--- START ---
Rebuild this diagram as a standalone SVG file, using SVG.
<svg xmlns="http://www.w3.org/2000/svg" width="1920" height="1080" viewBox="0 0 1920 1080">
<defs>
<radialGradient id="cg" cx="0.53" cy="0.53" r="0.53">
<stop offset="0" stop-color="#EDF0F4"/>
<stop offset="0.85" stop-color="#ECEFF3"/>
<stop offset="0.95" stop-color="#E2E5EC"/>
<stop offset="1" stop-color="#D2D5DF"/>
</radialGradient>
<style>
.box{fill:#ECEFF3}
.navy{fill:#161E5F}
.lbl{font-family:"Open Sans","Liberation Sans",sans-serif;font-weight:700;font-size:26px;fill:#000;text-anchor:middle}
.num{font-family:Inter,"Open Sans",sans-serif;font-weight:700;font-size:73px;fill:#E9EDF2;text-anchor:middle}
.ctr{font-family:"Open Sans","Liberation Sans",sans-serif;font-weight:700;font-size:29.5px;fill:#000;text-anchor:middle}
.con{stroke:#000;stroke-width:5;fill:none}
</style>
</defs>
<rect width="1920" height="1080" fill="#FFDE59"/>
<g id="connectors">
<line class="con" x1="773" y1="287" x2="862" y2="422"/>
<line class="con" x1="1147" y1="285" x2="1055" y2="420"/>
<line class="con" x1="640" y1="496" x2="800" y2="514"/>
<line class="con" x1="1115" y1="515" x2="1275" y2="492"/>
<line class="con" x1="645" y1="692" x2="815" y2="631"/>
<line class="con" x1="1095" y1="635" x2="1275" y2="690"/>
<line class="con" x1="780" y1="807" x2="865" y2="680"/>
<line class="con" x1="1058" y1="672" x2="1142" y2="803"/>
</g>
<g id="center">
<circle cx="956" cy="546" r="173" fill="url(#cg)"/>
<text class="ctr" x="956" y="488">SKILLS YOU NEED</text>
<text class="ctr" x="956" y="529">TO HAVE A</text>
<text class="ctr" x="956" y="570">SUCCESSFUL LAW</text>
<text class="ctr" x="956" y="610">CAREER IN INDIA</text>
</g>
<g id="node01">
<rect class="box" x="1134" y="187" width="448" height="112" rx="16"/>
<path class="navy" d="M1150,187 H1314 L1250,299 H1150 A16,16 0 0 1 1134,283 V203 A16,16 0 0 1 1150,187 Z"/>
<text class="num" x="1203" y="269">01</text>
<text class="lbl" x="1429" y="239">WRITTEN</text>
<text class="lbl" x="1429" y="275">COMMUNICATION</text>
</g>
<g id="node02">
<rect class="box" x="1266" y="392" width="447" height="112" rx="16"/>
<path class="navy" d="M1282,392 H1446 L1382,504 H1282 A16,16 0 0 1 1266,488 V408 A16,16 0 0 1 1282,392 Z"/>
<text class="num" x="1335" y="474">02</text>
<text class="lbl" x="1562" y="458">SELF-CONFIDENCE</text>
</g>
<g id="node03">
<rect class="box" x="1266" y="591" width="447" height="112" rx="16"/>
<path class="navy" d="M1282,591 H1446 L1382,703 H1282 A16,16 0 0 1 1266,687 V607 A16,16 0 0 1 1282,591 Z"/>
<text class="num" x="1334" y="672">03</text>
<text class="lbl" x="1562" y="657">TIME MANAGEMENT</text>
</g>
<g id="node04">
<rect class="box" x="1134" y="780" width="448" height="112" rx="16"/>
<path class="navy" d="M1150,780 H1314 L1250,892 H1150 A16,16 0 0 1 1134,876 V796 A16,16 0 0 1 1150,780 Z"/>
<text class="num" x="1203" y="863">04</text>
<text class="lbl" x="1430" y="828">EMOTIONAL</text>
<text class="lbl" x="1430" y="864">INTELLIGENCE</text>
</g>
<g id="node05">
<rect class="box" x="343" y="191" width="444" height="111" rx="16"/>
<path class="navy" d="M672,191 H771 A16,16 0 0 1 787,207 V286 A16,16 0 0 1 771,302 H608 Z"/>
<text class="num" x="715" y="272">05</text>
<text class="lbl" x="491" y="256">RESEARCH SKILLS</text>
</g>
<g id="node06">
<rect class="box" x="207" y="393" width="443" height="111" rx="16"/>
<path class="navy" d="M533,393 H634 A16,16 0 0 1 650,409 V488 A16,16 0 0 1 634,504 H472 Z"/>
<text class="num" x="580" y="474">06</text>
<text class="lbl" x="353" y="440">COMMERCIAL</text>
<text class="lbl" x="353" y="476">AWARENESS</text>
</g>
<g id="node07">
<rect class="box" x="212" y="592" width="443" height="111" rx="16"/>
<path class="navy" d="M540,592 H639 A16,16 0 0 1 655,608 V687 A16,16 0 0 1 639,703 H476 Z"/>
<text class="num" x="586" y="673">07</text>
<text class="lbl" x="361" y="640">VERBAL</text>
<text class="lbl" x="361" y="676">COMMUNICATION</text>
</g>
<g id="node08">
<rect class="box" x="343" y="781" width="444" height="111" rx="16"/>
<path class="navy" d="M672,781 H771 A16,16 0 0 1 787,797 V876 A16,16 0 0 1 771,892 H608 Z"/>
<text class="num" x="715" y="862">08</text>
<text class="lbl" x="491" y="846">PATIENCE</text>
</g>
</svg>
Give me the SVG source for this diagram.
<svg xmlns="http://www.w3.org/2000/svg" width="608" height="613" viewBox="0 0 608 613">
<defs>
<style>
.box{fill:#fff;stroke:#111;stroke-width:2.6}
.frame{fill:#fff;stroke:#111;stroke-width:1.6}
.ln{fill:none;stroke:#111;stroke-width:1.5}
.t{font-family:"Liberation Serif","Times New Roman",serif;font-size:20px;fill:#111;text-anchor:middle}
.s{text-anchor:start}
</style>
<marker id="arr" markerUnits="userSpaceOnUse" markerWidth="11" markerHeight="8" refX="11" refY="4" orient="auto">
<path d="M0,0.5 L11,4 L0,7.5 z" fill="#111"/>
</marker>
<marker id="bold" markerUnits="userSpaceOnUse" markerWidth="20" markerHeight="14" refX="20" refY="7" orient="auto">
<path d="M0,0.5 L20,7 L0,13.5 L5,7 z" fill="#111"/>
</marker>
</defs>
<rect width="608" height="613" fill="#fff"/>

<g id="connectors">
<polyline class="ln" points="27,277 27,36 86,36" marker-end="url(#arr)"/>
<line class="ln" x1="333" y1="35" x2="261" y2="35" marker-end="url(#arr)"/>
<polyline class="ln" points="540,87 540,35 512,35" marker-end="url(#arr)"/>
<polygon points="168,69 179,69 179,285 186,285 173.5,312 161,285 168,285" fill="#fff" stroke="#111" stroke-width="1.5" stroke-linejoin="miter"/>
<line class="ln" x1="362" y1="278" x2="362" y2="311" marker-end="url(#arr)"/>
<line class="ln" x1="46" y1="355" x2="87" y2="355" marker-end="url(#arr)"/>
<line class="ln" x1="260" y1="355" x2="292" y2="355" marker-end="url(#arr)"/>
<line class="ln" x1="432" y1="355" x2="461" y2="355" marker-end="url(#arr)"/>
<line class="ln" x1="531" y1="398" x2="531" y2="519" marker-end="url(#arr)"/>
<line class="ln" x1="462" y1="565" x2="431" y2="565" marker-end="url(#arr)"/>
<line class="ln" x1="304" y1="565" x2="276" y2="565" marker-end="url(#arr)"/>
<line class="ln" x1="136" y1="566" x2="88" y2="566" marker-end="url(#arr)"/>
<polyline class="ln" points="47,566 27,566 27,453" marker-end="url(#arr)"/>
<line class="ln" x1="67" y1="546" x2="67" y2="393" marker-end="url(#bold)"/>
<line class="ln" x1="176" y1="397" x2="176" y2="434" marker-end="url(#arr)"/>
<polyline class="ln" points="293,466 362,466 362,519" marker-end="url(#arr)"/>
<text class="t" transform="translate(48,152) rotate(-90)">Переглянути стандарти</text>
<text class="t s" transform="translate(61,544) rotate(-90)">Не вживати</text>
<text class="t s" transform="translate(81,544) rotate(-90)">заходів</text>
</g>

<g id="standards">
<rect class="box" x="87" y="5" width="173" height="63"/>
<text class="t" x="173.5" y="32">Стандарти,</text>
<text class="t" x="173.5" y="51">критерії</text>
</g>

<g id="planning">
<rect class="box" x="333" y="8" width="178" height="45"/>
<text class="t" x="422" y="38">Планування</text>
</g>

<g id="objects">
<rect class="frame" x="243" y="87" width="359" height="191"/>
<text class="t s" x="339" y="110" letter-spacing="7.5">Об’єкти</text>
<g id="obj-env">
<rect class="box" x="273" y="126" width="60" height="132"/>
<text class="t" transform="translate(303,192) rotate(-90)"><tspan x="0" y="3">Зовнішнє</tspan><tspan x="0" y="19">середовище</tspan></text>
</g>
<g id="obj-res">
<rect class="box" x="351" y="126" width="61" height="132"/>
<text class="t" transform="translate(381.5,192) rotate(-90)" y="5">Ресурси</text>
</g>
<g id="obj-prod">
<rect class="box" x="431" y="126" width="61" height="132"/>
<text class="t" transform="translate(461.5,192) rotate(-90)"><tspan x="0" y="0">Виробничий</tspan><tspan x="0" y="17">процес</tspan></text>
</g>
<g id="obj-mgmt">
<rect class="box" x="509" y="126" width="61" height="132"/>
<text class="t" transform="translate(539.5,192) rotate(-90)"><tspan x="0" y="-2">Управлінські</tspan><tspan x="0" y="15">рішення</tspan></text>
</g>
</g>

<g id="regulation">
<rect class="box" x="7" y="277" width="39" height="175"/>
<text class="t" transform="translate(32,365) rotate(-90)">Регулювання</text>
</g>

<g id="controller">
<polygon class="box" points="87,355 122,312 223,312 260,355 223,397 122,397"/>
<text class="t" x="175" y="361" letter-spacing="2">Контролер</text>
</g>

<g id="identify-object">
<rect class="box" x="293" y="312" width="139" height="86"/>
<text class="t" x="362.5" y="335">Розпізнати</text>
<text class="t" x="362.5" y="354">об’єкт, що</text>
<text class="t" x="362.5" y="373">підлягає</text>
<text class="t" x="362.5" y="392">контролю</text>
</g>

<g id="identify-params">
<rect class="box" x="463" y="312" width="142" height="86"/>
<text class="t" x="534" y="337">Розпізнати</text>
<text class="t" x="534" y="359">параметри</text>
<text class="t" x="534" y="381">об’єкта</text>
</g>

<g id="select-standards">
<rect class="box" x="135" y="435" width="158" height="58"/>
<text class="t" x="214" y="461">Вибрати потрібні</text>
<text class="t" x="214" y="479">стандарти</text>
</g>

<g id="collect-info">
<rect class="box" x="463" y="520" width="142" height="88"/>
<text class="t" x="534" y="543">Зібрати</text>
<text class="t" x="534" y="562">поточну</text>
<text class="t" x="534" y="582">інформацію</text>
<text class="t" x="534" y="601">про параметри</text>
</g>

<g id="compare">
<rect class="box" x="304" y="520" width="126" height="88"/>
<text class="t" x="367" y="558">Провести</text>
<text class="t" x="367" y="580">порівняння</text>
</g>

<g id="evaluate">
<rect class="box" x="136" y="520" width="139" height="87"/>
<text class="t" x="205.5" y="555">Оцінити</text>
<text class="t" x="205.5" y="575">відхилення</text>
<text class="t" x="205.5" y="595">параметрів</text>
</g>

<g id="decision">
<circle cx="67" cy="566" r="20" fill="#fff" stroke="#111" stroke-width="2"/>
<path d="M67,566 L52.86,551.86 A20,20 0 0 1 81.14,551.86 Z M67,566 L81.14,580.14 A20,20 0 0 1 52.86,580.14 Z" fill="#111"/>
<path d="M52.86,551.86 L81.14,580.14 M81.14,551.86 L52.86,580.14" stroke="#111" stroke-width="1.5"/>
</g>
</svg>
--- END ---
Task directions: From the listing above, copy all lines holding the word "this".

Exercise answer:
Rebuild this diagram as a standalone SVG file, using SVG.
Give me the SVG source for this diagram.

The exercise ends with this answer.